Le cadre est connu : aussi lyrique qu’incisif, Talib Kweli poursuit ici une œuvre entamée en 2002, l’ayant vu faire appel depuis à des producteurs tels que Pete Rock, Will.i.am, Hi-Tek, Kanye West ou encore Just Blaze. Prisoner Of Conscious n’est donc pas une idée neuve, loin s’en faut. Mais il serait idiot de s’arrêter sur cette idée : après tout, seuls comptent le style, l’intellect et le flow, et celui de Talib Kweli est terriblement accrocheur. Toute sa force vient de là : dans cette capacité déroutante à faire sonner les mots, dans cette aisance à subvertir, pour mieux leur rendre hommage, les cultures afro-américaines (qu’il s’agisse de gospel, de soul ou de jazz, peu importe, l’ex-Black Star les sample tous).
Seulement voilà, il faut bien avouer que quelques audaces mélodiques supplémentaires n’auraient peut-être pas été de trop. Car, s’ils flattent l’oreille, les morceaux se révèlent parfois trop aimables pour être touchants, comme sur « Push Tru » (sur lequel on retrouve pourtant Kendrick Lamar et Curren$y) et « Upper Echelon » où la production est bien trop calibrée, et sans grande surprise. Au milieu de tout ça, il y a bien sûr les traditionnels titres r’n’b qui, sans convaincre, tentent d’apporter un peu de diversité à cet album – si « Come Here », en duo avec Miguel, est assez mauvais, il faut bien en convenir, ceux avec Melanie Fiona (« Ready Set Go ») et Seu Jorge (« Favela Love ») s’avèrent nettement moins paresseux.

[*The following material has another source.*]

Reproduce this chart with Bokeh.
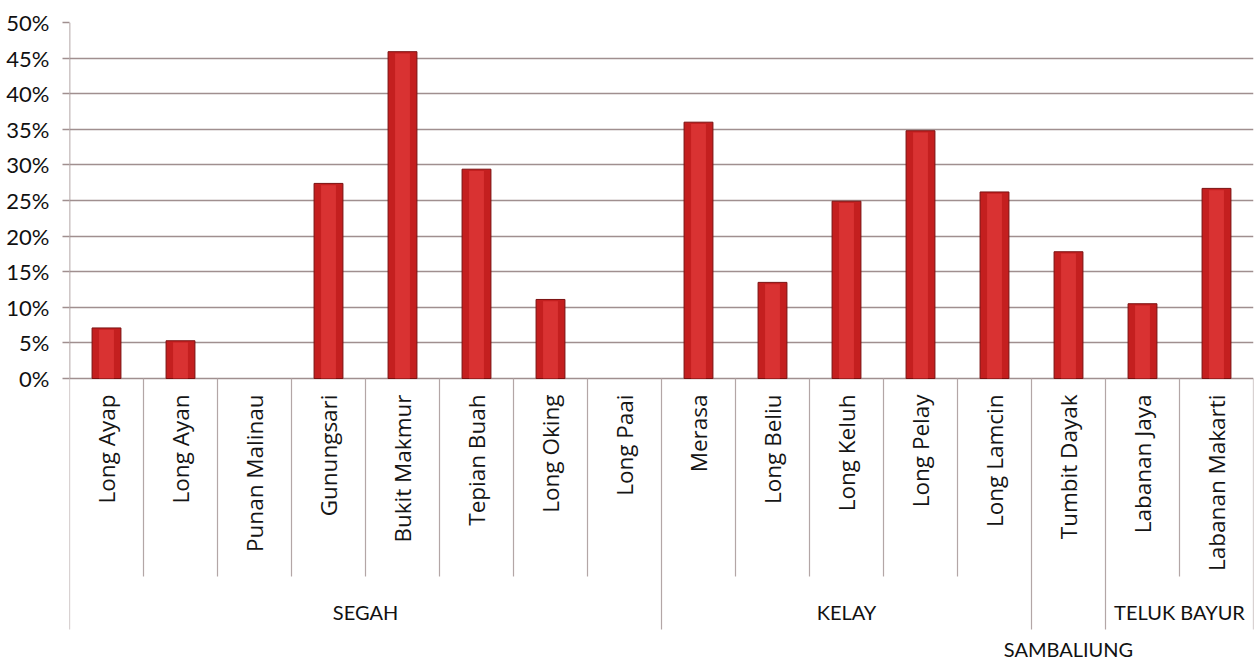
import math
from bokeh.plotting import figure
from bokeh.models import Range1d, FixedTicker, PrintfTickFormatter, ColumnDataSource, CDSView, BooleanFilter
from bokeh.core.properties import value
from bokeh.embed import file_html
from bokeh.resources import INLINE

# ---- data ----
villages = ["Long Ayap", "Long Ayan", "Punan Malinau", "Gunungsari", "Bukit Makmur",
            "Tepian Buah", "Long Oking", "Long Paai", "Merasa", "Long Beliu",
            "Long Keluh", "Long Pelay", "Long Lamcin", "Tumbit Dayak",
            "Labanan Jaya", "Labanan Makarti"]
percent = [7.1, 5.3, 0.0, 27.4, 45.9, 29.4, 11.1, 0.0, 36.0, 13.5,
           24.9, 34.8, 26.2, 17.8, 10.5, 26.7]
groups = ["SEGAH", "KELAY", "SAMBALIUNG", "TELUK BAYUR"]
group_sizes = [8, 5, 1, 2]
y_ticks = [0, 5, 10, 15, 20, 25, 30, 35, 40, 45, 50]

# ---- layout constants (pixels) ----
W, H = 1260, 662
TOP, LEFT, RIGHT = 22, 69, 7
ZERO_PX = 378
PX_PER_UNIT = (ZERO_PX - TOP) / 50.0
def py(pix):
    return -(pix - ZERO_PX) / PX_PER_UNIT

y_bottom = py(H)
n = len(villages)

p = figure(width=W, height=H, x_range=Range1d(0, n), y_range=Range1d(y_bottom, 50),
           output_backend="svg", toolbar_location=None,
           min_border_left=LEFT, min_border_right=RIGHT, min_border_top=TOP,
           min_border_bottom=0)
p.outline_line_color = None
p.background_fill_color = "white"
p.border_fill_color = "white"
p.xaxis.visible = False
p.xgrid.visible = False

grid_col = "#a08f8f"
ticker = FixedTicker(ticks=y_ticks)
p.yaxis.ticker = ticker
p.ygrid.ticker = ticker
p.ygrid.grid_line_color = grid_col
p.ygrid.grid_line_width = 1.6
p.yaxis.formatter = PrintfTickFormatter(format="%d%%")
p.yaxis.axis_line_color = None
p.yaxis.major_tick_out = 7
p.yaxis.major_tick_in = 0
p.yaxis.major_tick_line_color = grid_col
p.yaxis.major_tick_line_width = 1.6
p.yaxis.minor_tick_line_color = None
p.yaxis.major_label_standoff = 13
p.yaxis.major_label_text_font = "Lato"
p.yaxis.major_label_text_font_size = "22px"
p.yaxis.major_label_text_color = "#111111"

# ---- bars ----
xs = [i + 0.5 for i in range(n)]
src = ColumnDataSource(dict(x=xs, top=percent,
                            inner=[max(v - 0.25, 0) for v in percent],
                            name=villages))
view = CDSView(filter=BooleanFilter([v > 0 for v in percent]))
p.vbar(x="x", top="top", bottom=0, width=0.39, source=src, view=view,
       fill_color="#c41f1f", line_color="#7a1010", line_width=1)
p.vbar(x="x", top="inner", bottom=0, width=0.2, source=src, view=view,
       fill_color="#e03a3a", fill_alpha=0.75, line_color=None)

# ---- axis line and separators ----
cat_bottom = py(576)
grp_bottom = py(629)
bounds = [0]
for s in group_sizes:
    bounds.append(bounds[-1] + s)
sep_col = "#b3a6a6"
cat_lines = [i for i in range(1, n) if i not in bounds]
p.segment(x0=cat_lines, y0=[0] * len(cat_lines), x1=cat_lines, y1=[cat_bottom] * len(cat_lines),
          line_color=sep_col, line_width=1.2)
p.segment(x0=bounds, y0=[0] * len(bounds), x1=bounds, y1=[grp_bottom] * len(bounds),
          line_color=sep_col, line_width=1.2)
p.segment(x0=[0], y0=[0], x1=[0], y1=[50], line_color=grid_col, line_width=1.6)

# ---- category labels ----
p.text(x="x", y=py(394), text="name", source=src, angle=math.pi / 2,
       text_align="right", text_baseline="middle",
       text_font=value("Open Sans"), text_font_size="22.5px", text_color="#151515")

# ---- group labels ----
gx = [(bounds[i] + bounds[i + 1]) / 2 for i in range(len(groups))]
gy = [py(648) if s == 1 else py(611) for s in group_sizes]
p.text(x=gx, y=gy, text=groups, text_align="center", text_baseline="middle",
       text_font=value("Lato"), text_font_size="20px", text_color="#111111")

open("out.html", "w").write(file_html(p, INLINE))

Tout ça ne suffit heureusement pas à gâcher l’expérience. Car, une fois ces préventions écartées, on retrouve sur quelques titres (au hasard, « Turnt Up », « Delicate Flowers » ou « Rocket Ships » produit par RZA et en featuring avec Busta Rhymes) tout ce qui fait le charme du hip-hop de Talib Kweli : la modestie, les boucles néo-soul et les beats cinglants. Et même si, en matière de production, le modèle Prisoner Of Conscious semble ici à chercher davantage dans les anciens travaux du rappeur de Brooklyn, The Beautiful Struggle en tête, que dans une quelconque démarche avant-gardiste, la maitrise et la perfection dont il fait preuve suffisent à faire de ce nouvel effort une œuvre qui, si elle est loin d’être fondamentale, demeure au moins subtile.